Friday, July 5, 2019

Every Child is “The Child”

When Howard Thurman was growing up (1899-1981) in Daytona, Florida, the city did not provide public education for black children beyond the seventh grade (there were only three public high schools for black children in the entire state).  Fortunately Thurman had a cousin who offered him room and board in exchange for chores so that he could attend the Florida Baptist Academy in Jacksonville and continue his education.  

Are you familiar with Howard Thurman?  He was a Christian clergyman, an author, philosopher, theologian and civil rights leader.  He was a mentor to Dr. Martin Luther King, Jr. and many others, including me.  In his little 100-page book, Jesus and the Disinherited, he asks “What does our religion say to the poor, the disinherited, the dispossessed?” In another book, The Mood of Christmas, he wrote:  “Every child is The Child, the one with whom God is well pleased.  Every mother is a treasure to be treated with dignity and care so that she knows she carries a new possibility for the human race.”  This, he implied, is the teaching of Jesus and it is what religion ought to be saying to the poor, the disinherited, the dispossessed.  (Who are the poor, the disinherited, the dispossessed in our time?)
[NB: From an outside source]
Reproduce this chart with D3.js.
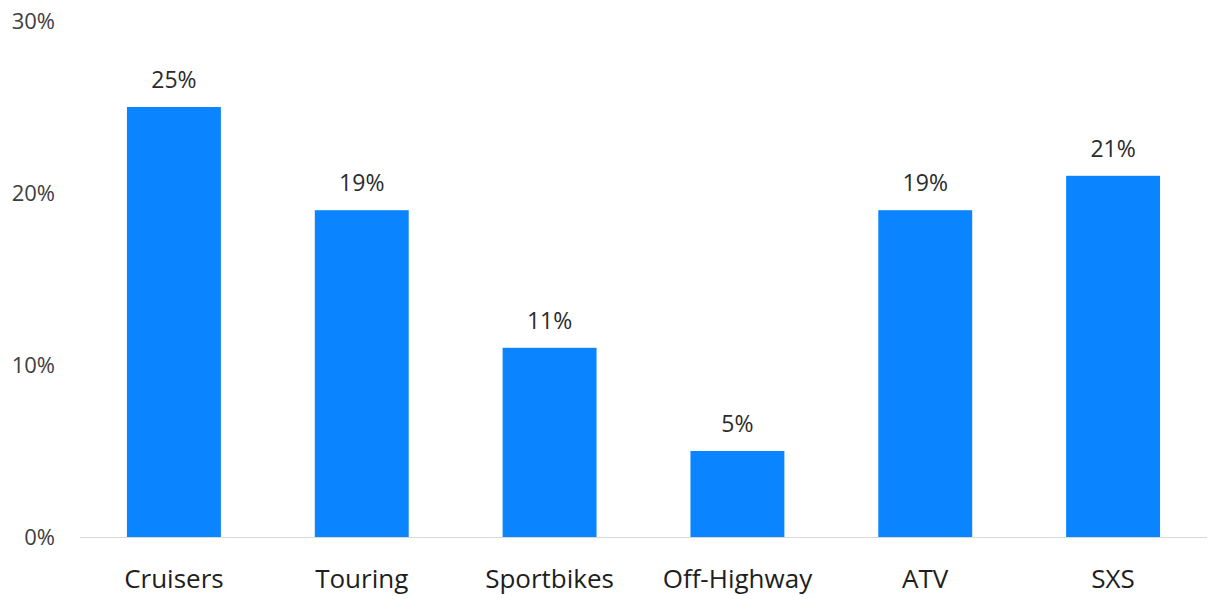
<!DOCTYPE html>
<html><head><meta charset="utf-8">
<script src="https://cdn.jsdelivr.net/npm/d3@7"></script>
<style>body{margin:0;background:#fff}svg{display:block}</style>
</head><body><svg id="c" width="1212" height="599"></svg>
<script>
const categories = ["Cruisers","Touring","Sportbikes","Off-Highway","ATV","SXS"];
const values = [25,19,11,5,19,21];
const yTicks = [0,10,20,30];

const svg = d3.select("#c");
const font = "'Open Sans', 'Noto Sans', sans-serif";
const x = d3.scaleBand().domain(categories).range([80,1207]).paddingInner(0.5).paddingOuter(0.25);
const y = d3.scaleLinear().domain([0,30]).range([537,21]);

svg.append("line").attr("x1",80).attr("x2",1207).attr("y1",y(0)+0.5).attr("y2",y(0)+0.5)
  .attr("stroke","#d9d9d9").attr("stroke-width",1);

svg.selectAll("rect.bar").data(values).enter().append("rect")
  .attr("x",(d,i)=>x(categories[i])).attr("width",x.bandwidth())
  .attr("y",d=>y(d)).attr("height",d=>y(0)-y(d)).attr("fill","#0A84FF");

svg.selectAll("text.val").data(values).enter().append("text")
  .attr("x",(d,i)=>x(categories[i])+x.bandwidth()/2).attr("y",d=>y(d)-19)
  .attr("text-anchor","middle").attr("font-family",font).attr("font-size",23).attr("fill","#2b2b2b")
  .text(d=>d+"%");

svg.selectAll("text.yt").data(yTicks).enter().append("text")
  .attr("x",55).attr("y",d=>y(d)).attr("dy","0.35em").attr("text-anchor","end")
  .attr("font-family",font).attr("font-size",22).attr("fill","#404040").text(d=>d+"%");

svg.selectAll("text.cat").data(categories).enter().append("text")
  .attr("x",d=>x(d)+x.bandwidth()/2).attr("y",579).attr("dy","0.35em").attr("text-anchor","middle")
  .attr("font-family",font).attr("font-size",26).attr("fill","#1e1e1e").text(d=>d);
</script></body></html>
“Every child”—whether black, brown, or white, every child whether born in El Salvador or Yemen, whether citizen or migrant—“every child is The Child, the one with whom God is well pleased.”  For me, it follows:  every person “is a treasure to be treated with dignity and care,” so that each person knows she/he carries a new possibility for the human race.   

Harry Emerson Fosdick wrote in his autobiography, For The Living of These Days, that many people thought public schooling was an infringement upon individual rights and gave a gratuitous education to those “who are better suited to their station without it,” and that it would “not meet the nation’s real need for an adequate reserve of laborers who could very well dispense with education.”  In fact, in those early days, public schools were considered a form of “creeping socialism.”  Sound familiar?

A prominent educator in the early 1900’s  heard Susan B. Anthony make a speech.  “Miss Anthony,” he said to her afterward, “that was a magnificent address.  But I must tell you that I would rather see my wife or my daughter in her coffin than hear her speaking, as you did, before a public assembly.”  Is it possible the very same attitude continues to be expressed today?  Have we moved any at all?

What does our religion say to a young Howard Thurman today, to the children in Clint and El Paso, Texas, to women, to health care as a human right, and to underpaid teachers in our public schools?